Shares of ZTO Express Inc. (ZTO) tumbled 6.25% in pre-market trading on Thursday following the release of its fourth-quarter earnings report for 2024. The Chinese logistics giant failed to meet analysts' expectations, despite posting year-over-year growth in both earnings and revenue.
ZTO reported adjusted earnings of 2.90 yuan per share for the quarter ended December 31, falling short of the mean expectation of 3.33 yuan per share from four analysts. While this represents an increase from the 2.66 yuan per share reported in the same quarter last year, it wasn't enough to satisfy market expectations.
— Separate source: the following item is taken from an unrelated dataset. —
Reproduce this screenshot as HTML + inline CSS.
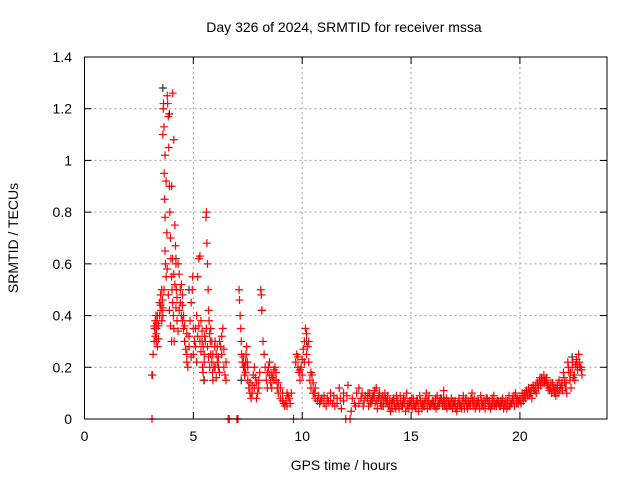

The company's revenue, however, showed strong growth, rising 21.7% to 12.92 billion yuan, surpassing analysts' projections of 11.76 billion yuan.
The earnings miss appears to have overshadowed the company's revenue beat and overall growth, leading to the significant pre-market sell-off. Despite this setback, it's worth noting that ZTO Express shares had risen by 11.3% over the quarter prior to this report. The current average analyst rating on the stock remains "buy," with 18 out of 20 analysts recommending either "strong buy" or "buy." This suggests that while investors are reacting negatively to the earnings miss in the short term, the long-term outlook for ZTO Express may still be positive in the eyes of many analysts.